Prompt: Word for word, print each line of the listing below; pictures stay out.

Supplied data:
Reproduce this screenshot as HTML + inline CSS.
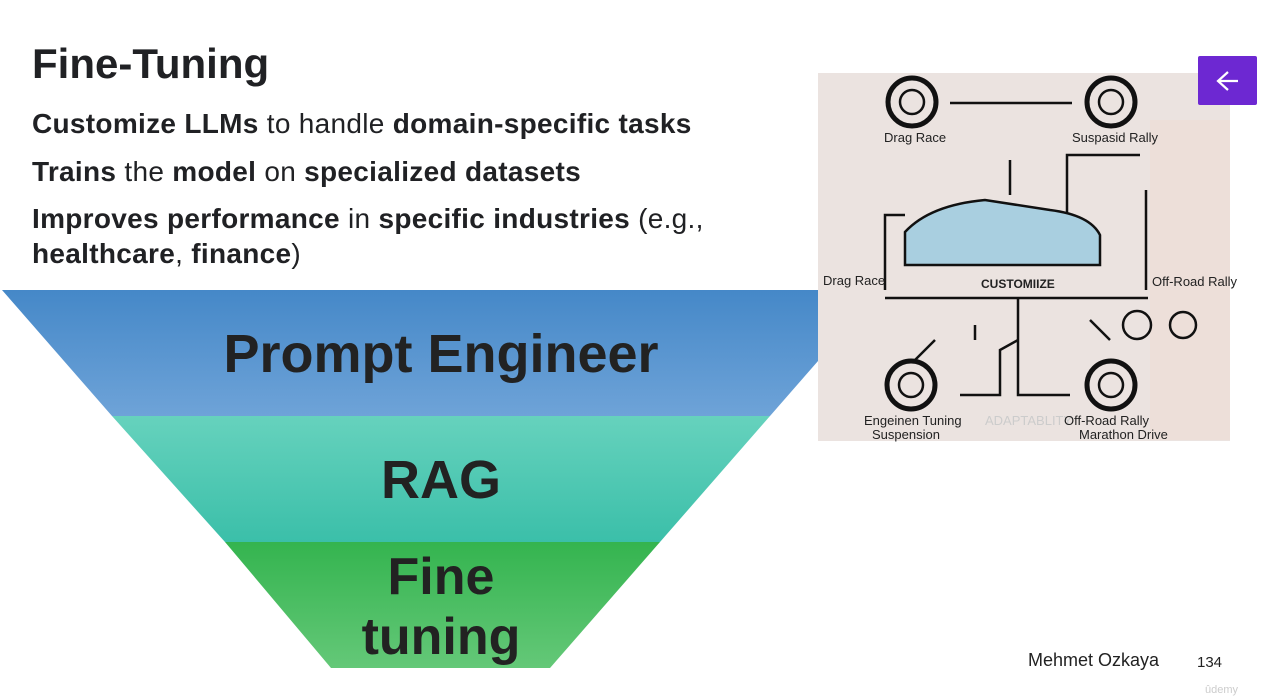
<!DOCTYPE html>
<html><head><meta charset="utf-8"><style>
html,body{margin:0;padding:0;background:#fff;width:1261px;height:697px;overflow:hidden;position:relative;font-family:"Liberation Sans",Arial,sans-serif;color:#1f1f1f}
.t{position:absolute;left:32px;top:40px;font-size:42px;font-weight:bold;color:#202124}
.b{position:absolute;left:32px;font-size:28px;letter-spacing:0.3px;color:#202124;white-space:nowrap}
.b b{font-weight:bold}
</style></head><body>
<div class="t">Fine-Tuning</div>
<div class="b" style="top:108px"><b>Customize LLMs</b> to handle <b>domain-specific tasks</b></div>
<div class="b" style="top:156px"><b>Trains</b> the <b>model</b> on <b>specialized datasets</b></div>
<div class="b" style="top:203px"><b>Improves performance</b> in <b>specific industries</b> (e.g.,</div>
<div class="b" style="top:238px"><b>healthcare</b>, <b>finance</b>)</div>

<svg width="1261" height="697" style="position:absolute;left:0;top:0">
<defs>
<linearGradient id="g1" x1="0" y1="0" x2="0" y2="1"><stop offset="0" stop-color="#4588c8"/><stop offset="1" stop-color="#6ea3d8"/></linearGradient>
<linearGradient id="g2" x1="0" y1="0" x2="0" y2="1"><stop offset="0" stop-color="#66d2bd"/><stop offset="1" stop-color="#3bbfa9"/></linearGradient>
<linearGradient id="g3" x1="0" y1="0" x2="0" y2="1"><stop offset="0" stop-color="#34b44f"/><stop offset="1" stop-color="#64c878"/></linearGradient>
</defs>
<polygon points="2,290 880,290 770,416 112,416" fill="url(#g1)"/>
<polygon points="112,416 770,416 660,542 225,542" fill="url(#g2)"/>
<polygon points="225,542 660,542 550,668 331,668" fill="url(#g3)"/>
<g font-family="Liberation Sans,Arial,sans-serif" font-weight="bold" fill="#222" text-anchor="middle">
<text x="441" y="372" font-size="54">Prompt Engineer</text>
<text x="441" y="498" font-size="54">RAG</text>
<text x="441" y="594" font-size="52">Fine</text>
<text x="441" y="654" font-size="52">tuning</text>
</g>
<rect x="818" y="73" width="412" height="368" fill="#ebe3e0"/>
<rect x="1150" y="120" width="80" height="320" fill="#efdcd4" opacity=".6"/>
<g stroke="#111" fill="none" stroke-width="2.5">
<circle cx="912" cy="102" r="24" stroke-width="5"/><circle cx="912" cy="102" r="12"/>
<circle cx="1111" cy="102" r="24" stroke-width="5"/><circle cx="1111" cy="102" r="12"/>
<circle cx="911" cy="385" r="24" stroke-width="5"/><circle cx="911" cy="385" r="12"/>
<circle cx="1111" cy="385" r="24" stroke-width="5"/><circle cx="1111" cy="385" r="12"/>
<line x1="950" y1="103" x2="1072" y2="103"/>
<line x1="1010" y1="160" x2="1010" y2="195"/>
<path d="M885,290 V215 H905 M1067,215 V155 H1140 M1146,190 V290 M885,298 H1148 M1018,298 V340 L1000,350 V395 H960 M1018,340 V395 H1070"/>
<path d="M905,232 Q930,205 985,200 L1050,210 Q1090,215 1100,235 L1100,265 L905,265 Z" fill="#a9cfe0"/>
<line x1="935" y1="340" x2="915" y2="360"/><line x1="975" y1="325" x2="975" y2="340"/>
<line x1="1090" y1="320" x2="1110" y2="340"/>
<circle cx="1137" cy="325" r="14"/><circle cx="1183" cy="325" r="13"/>
</g>
<g font-family="Liberation Sans,Arial,sans-serif" font-size="13" fill="#222">
<text x="884" y="142">Drag Race</text><text x="1072" y="142">Suspasid Rally</text>
<text x="823" y="285">Drag Race</text><text x="1152" y="286">Off-Road Rally</text>
<text x="981" y="288" font-weight="bold" font-size="12">CUSTOMIIZE</text>
<text x="864" y="425">Engeinen Tuning</text><text x="872" y="439">Suspension</text>
<text x="985" y="425" fill="#ccc">ADAPTABLITY</text>
<text x="1064" y="425">Off-Road Rally</text><text x="1079" y="439">Marathon Drive</text>
</g>
<rect x="1198" y="56" width="59" height="49" rx="2" fill="#6d28d2"/>
<path d="M1218,81 H1238 M1228,72 L1218,81 L1228,90" stroke="#fff" stroke-width="2.2" fill="none"/>
<text x="1028" y="666" font-family="Liberation Sans,Arial,sans-serif" font-size="18" fill="#222">Mehmet Ozkaya</text>
<text x="1197" y="667" font-family="Liberation Sans,Arial,sans-serif" font-size="15" fill="#222">134</text>
<text x="1205" y="693" font-family="Liberation Sans,Arial,sans-serif" font-size="11" fill="#ccc">ûdemy</text>
</svg>
</body></html>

Complete output:
Reproduce this screenshot as HTML + inline CSS.
<!DOCTYPE html>
<html><head><meta charset="utf-8"><style>
html,body{margin:0;padding:0;background:#fff;width:1261px;height:697px;overflow:hidden;position:relative;font-family:"Liberation Sans",Arial,sans-serif;color:#1f1f1f}
.t{position:absolute;left:32px;top:40px;font-size:42px;font-weight:bold;color:#202124}
.b{position:absolute;left:32px;font-size:28px;letter-spacing:0.3px;color:#202124;white-space:nowrap}
.b b{font-weight:bold}
</style></head><body>
<div class="t">Fine-Tuning</div>
<div class="b" style="top:108px"><b>Customize LLMs</b> to handle <b>domain-specific tasks</b></div>
<div class="b" style="top:156px"><b>Trains</b> the <b>model</b> on <b>specialized datasets</b></div>
<div class="b" style="top:203px"><b>Improves performance</b> in <b>specific industries</b> (e.g.,</div>
<div class="b" style="top:238px"><b>healthcare</b>, <b>finance</b>)</div>

<svg width="1261" height="697" style="position:absolute;left:0;top:0">
<defs>
<linearGradient id="g1" x1="0" y1="0" x2="0" y2="1"><stop offset="0" stop-color="#4588c8"/><stop offset="1" stop-color="#6ea3d8"/></linearGradient>
<linearGradient id="g2" x1="0" y1="0" x2="0" y2="1"><stop offset="0" stop-color="#66d2bd"/><stop offset="1" stop-color="#3bbfa9"/></linearGradient>
<linearGradient id="g3" x1="0" y1="0" x2="0" y2="1"><stop offset="0" stop-color="#34b44f"/><stop offset="1" stop-color="#64c878"/></linearGradient>
</defs>
<polygon points="2,290 880,290 770,416 112,416" fill="url(#g1)"/>
<polygon points="112,416 770,416 660,542 225,542" fill="url(#g2)"/>
<polygon points="225,542 660,542 550,668 331,668" fill="url(#g3)"/>
<g font-family="Liberation Sans,Arial,sans-serif" font-weight="bold" fill="#222" text-anchor="middle">
<text x="441" y="372" font-size="54">Prompt Engineer</text>
<text x="441" y="498" font-size="54">RAG</text>
<text x="441" y="594" font-size="52">Fine</text>
<text x="441" y="654" font-size="52">tuning</text>
</g>
<rect x="818" y="73" width="412" height="368" fill="#ebe3e0"/>
<rect x="1150" y="120" width="80" height="320" fill="#efdcd4" opacity=".6"/>
<g stroke="#111" fill="none" stroke-width="2.5">
<circle cx="912" cy="102" r="24" stroke-width="5"/><circle cx="912" cy="102" r="12"/>
<circle cx="1111" cy="102" r="24" stroke-width="5"/><circle cx="1111" cy="102" r="12"/>
<circle cx="911" cy="385" r="24" stroke-width="5"/><circle cx="911" cy="385" r="12"/>
<circle cx="1111" cy="385" r="24" stroke-width="5"/><circle cx="1111" cy="385" r="12"/>
<line x1="950" y1="103" x2="1072" y2="103"/>
<line x1="1010" y1="160" x2="1010" y2="195"/>
<path d="M885,290 V215 H905 M1067,215 V155 H1140 M1146,190 V290 M885,298 H1148 M1018,298 V340 L1000,350 V395 H960 M1018,340 V395 H1070"/>
<path d="M905,232 Q930,205 985,200 L1050,210 Q1090,215 1100,235 L1100,265 L905,265 Z" fill="#a9cfe0"/>
<line x1="935" y1="340" x2="915" y2="360"/><line x1="975" y1="325" x2="975" y2="340"/>
<line x1="1090" y1="320" x2="1110" y2="340"/>
<circle cx="1137" cy="325" r="14"/><circle cx="1183" cy="325" r="13"/>
</g>
<g font-family="Liberation Sans,Arial,sans-serif" font-size="13" fill="#222">
<text x="884" y="142">Drag Race</text><text x="1072" y="142">Suspasid Rally</text>
<text x="823" y="285">Drag Race</text><text x="1152" y="286">Off-Road Rally</text>
<text x="981" y="288" font-weight="bold" font-size="12">CUSTOMIIZE</text>
<text x="864" y="425">Engeinen Tuning</text><text x="872" y="439">Suspension</text>
<text x="985" y="425" fill="#ccc">ADAPTABLITY</text>
<text x="1064" y="425">Off-Road Rally</text><text x="1079" y="439">Marathon Drive</text>
</g>
<rect x="1198" y="56" width="59" height="49" rx="2" fill="#6d28d2"/>
<path d="M1218,81 H1238 M1228,72 L1218,81 L1228,90" stroke="#fff" stroke-width="2.2" fill="none"/>
<text x="1028" y="666" font-family="Liberation Sans,Arial,sans-serif" font-size="18" fill="#222">Mehmet Ozkaya</text>
<text x="1197" y="667" font-family="Liberation Sans,Arial,sans-serif" font-size="15" fill="#222">134</text>
<text x="1205" y="693" font-family="Liberation Sans,Arial,sans-serif" font-size="11" fill="#ccc">ûdemy</text>
</svg>
</body></html>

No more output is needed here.